What is asked: Skip every image and restate the data word for word.

......

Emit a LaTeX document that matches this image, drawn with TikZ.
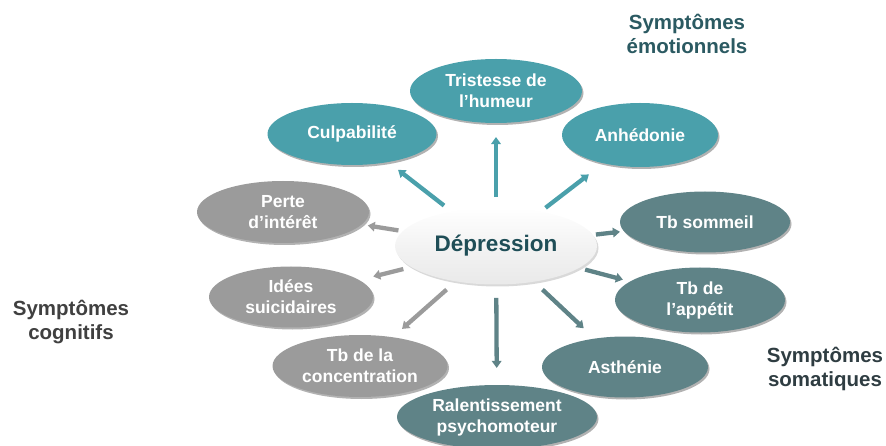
\documentclass[tikz,border=0pt]{standalone}
\usepackage{fontspec}
\setmainfont{Liberation Sans}
\usetikzlibrary{shapes.geometric,shadows,arrows.meta,calc}
\definecolor{emo}{HTML}{4AA0AB}
\definecolor{soma}{HTML}{5F8387}
\definecolor{cogn}{HTML}{9B9B9B}
\definecolor{deptext}{HTML}{1F4E57}
\definecolor{emolab}{HTML}{2B5A62}
\definecolor{cognlab}{HTML}{404040}
\definecolor{somalab}{HTML}{2F3D42}
\definecolor{depfill}{HTML}{F3F3F3}
\tikzset{
  bub/.style={ellipse, inner sep=0pt, text=white, align=center,
    font=\bfseries\fontsize{17.5}{21}\selectfont,
    drop shadow={shadow xshift=1.5pt, shadow yshift=-2pt, opacity=0.3, fill=black}},
  emob/.style={bub, fill=emo},
  somab/.style={bub, fill=soma},
  cognb/.style={bub, fill=cogn},
  depb/.style={ellipse, inner sep=0pt, top color=white, bottom color=depfill!96!black, middle color=depfill, text=deptext,
    font=\bfseries\fontsize{22.5}{26}\selectfont,
    minimum width=202pt, minimum height=77pt,
    drop shadow={shadow xshift=1.5pt, shadow yshift=-2pt, opacity=0.15, fill=black}},
  lab/.style={align=center, font=\bfseries\fontsize{20.5}{23.5}\selectfont},
  arr/.style={line width=4.3pt, -{Triangle[width=9.5pt,length=7pt]}},
}
\begin{document}
\begin{tikzpicture}[x=1pt,y=-1pt]
\useasboundingbox (0,0) rectangle (886,446);
\node[depb] (dep) at (496,246) {Dépression};
\node[emob, minimum width=172pt, minimum height=64pt] (tri) at (496,91) {Tristesse de\\l’humeur};
\node[emob, minimum width=169pt, minimum height=62pt] (culp) at (352,134) {Culpabilité};
\node[emob, minimum width=156pt, minimum height=64pt] (anh) at (640,135) {Anhédonie};
\node[cognb, minimum width=172pt, minimum height=62pt] (perte) at (283,212) {Perte\\d’intérêt};
\node[cognb, minimum width=164pt, minimum height=61pt] (idees) at (291,297) {Idées\\suicidaires};
\node[cognb, minimum width=175pt, minimum height=62pt] (conc) at (360,366) {Tb de la\\concentration};
\node[somab, minimum width=170pt, minimum height=61pt] (somm) at (705,222) {Tb sommeil};
\node[somab, minimum width=170pt, minimum height=65pt] (app) at (700,300) {Tb de\\l’appétit};
\node[somab, minimum width=166pt, minimum height=61pt] (asth) at (625,367) {Asthénie};
\node[somab, minimum width=200pt, minimum height=64pt] (ral) at (497,417) {Ralentissement\\psychomoteur};

\draw[arr, emo] ($(dep)!0.316!(tri)$) -- ($(dep)!0.703!(tri)$);
\draw[arr, emo] ($(dep)!0.361!(culp)$) -- ($(dep)!0.680!(culp)$);
\draw[arr, emo] ($(dep)!0.344!(anh)$) -- ($(dep)!0.645!(anh)$);
\draw[arr, cogn] ($(dep)!0.458!(perte)$) -- ($(dep)!0.602!(perte)$);
\draw[arr, cogn] ($(dep)!0.452!(idees)$) -- ($(dep)!0.599!(idees)$);
\draw[arr, cogn] ($(dep)!0.363!(conc)$) -- ($(dep)!0.691!(conc)$);
\draw[arr, soma] ($(dep)!0.304!(ral)$) -- ($(dep)!0.713!(ral)$);
\draw[arr, soma] ($(dep)!0.360!(asth)$) -- ($(dep)!0.680!(asth)$);
\draw[arr, soma] ($(dep)!0.437!(app)$) -- ($(dep)!0.622!(app)$);
\draw[arr, soma] ($(dep)!0.478!(somm)$) -- ($(dep)!0.593!(somm)$);

\node[lab, text=emolab] (lemo) at (687,34) {Symptômes\\émotionnels};
\node[lab, text=cognlab] (lcogn) at (71,322) {Symptômes\\cognitifs};
\node[lab, text=somalab] (lsoma) at (825,369) {Symptômes\\somatiques};
\end{tikzpicture}
\end{document}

......

Exercise result:
Emit a LaTeX document that matches this image, drawn with TikZ.
\documentclass[tikz,border=0pt]{standalone}
\usepackage{fontspec}
\setmainfont{Liberation Sans}
\usetikzlibrary{shapes.geometric,shadows,arrows.meta,calc}
\definecolor{emo}{HTML}{4AA0AB}
\definecolor{soma}{HTML}{5F8387}
\definecolor{cogn}{HTML}{9B9B9B}
\definecolor{deptext}{HTML}{1F4E57}
\definecolor{emolab}{HTML}{2B5A62}
\definecolor{cognlab}{HTML}{404040}
\definecolor{somalab}{HTML}{2F3D42}
\definecolor{depfill}{HTML}{F3F3F3}
\tikzset{
  bub/.style={ellipse, inner sep=0pt, text=white, align=center,
    font=\bfseries\fontsize{17.5}{21}\selectfont,
    drop shadow={shadow xshift=1.5pt, shadow yshift=-2pt, opacity=0.3, fill=black}},
  emob/.style={bub, fill=emo},
  somab/.style={bub, fill=soma},
  cognb/.style={bub, fill=cogn},
  depb/.style={ellipse, inner sep=0pt, top color=white, bottom color=depfill!96!black, middle color=depfill, text=deptext,
    font=\bfseries\fontsize{22.5}{26}\selectfont,
    minimum width=202pt, minimum height=77pt,
    drop shadow={shadow xshift=1.5pt, shadow yshift=-2pt, opacity=0.15, fill=black}},
  lab/.style={align=center, font=\bfseries\fontsize{20.5}{23.5}\selectfont},
  arr/.style={line width=4.3pt, -{Triangle[width=9.5pt,length=7pt]}},
}
\begin{document}
\begin{tikzpicture}[x=1pt,y=-1pt]
\useasboundingbox (0,0) rectangle (886,446);
\node[depb] (dep) at (496,246) {Dépression};
\node[emob, minimum width=172pt, minimum height=64pt] (tri) at (496,91) {Tristesse de\\l’humeur};
\node[emob, minimum width=169pt, minimum height=62pt] (culp) at (352,134) {Culpabilité};
\node[emob, minimum width=156pt, minimum height=64pt] (anh) at (640,135) {Anhédonie};
\node[cognb, minimum width=172pt, minimum height=62pt] (perte) at (283,212) {Perte\\d’intérêt};
\node[cognb, minimum width=164pt, minimum height=61pt] (idees) at (291,297) {Idées\\suicidaires};
\node[cognb, minimum width=175pt, minimum height=62pt] (conc) at (360,366) {Tb de la\\concentration};
\node[somab, minimum width=170pt, minimum height=61pt] (somm) at (705,222) {Tb sommeil};
\node[somab, minimum width=170pt, minimum height=65pt] (app) at (700,300) {Tb de\\l’appétit};
\node[somab, minimum width=166pt, minimum height=61pt] (asth) at (625,367) {Asthénie};
\node[somab, minimum width=200pt, minimum height=64pt] (ral) at (497,417) {Ralentissement\\psychomoteur};

\draw[arr, emo] ($(dep)!0.316!(tri)$) -- ($(dep)!0.703!(tri)$);
\draw[arr, emo] ($(dep)!0.361!(culp)$) -- ($(dep)!0.680!(culp)$);
\draw[arr, emo] ($(dep)!0.344!(anh)$) -- ($(dep)!0.645!(anh)$);
\draw[arr, cogn] ($(dep)!0.458!(perte)$) -- ($(dep)!0.602!(perte)$);
\draw[arr, cogn] ($(dep)!0.452!(idees)$) -- ($(dep)!0.599!(idees)$);
\draw[arr, cogn] ($(dep)!0.363!(conc)$) -- ($(dep)!0.691!(conc)$);
\draw[arr, soma] ($(dep)!0.304!(ral)$) -- ($(dep)!0.713!(ral)$);
\draw[arr, soma] ($(dep)!0.360!(asth)$) -- ($(dep)!0.680!(asth)$);
\draw[arr, soma] ($(dep)!0.437!(app)$) -- ($(dep)!0.622!(app)$);
\draw[arr, soma] ($(dep)!0.478!(somm)$) -- ($(dep)!0.593!(somm)$);

\node[lab, text=emolab] (lemo) at (687,34) {Symptômes\\émotionnels};
\node[lab, text=cognlab] (lcogn) at (71,322) {Symptômes\\cognitifs};
\node[lab, text=somalab] (lsoma) at (825,369) {Symptômes\\somatiques};
\end{tikzpicture}
\end{document}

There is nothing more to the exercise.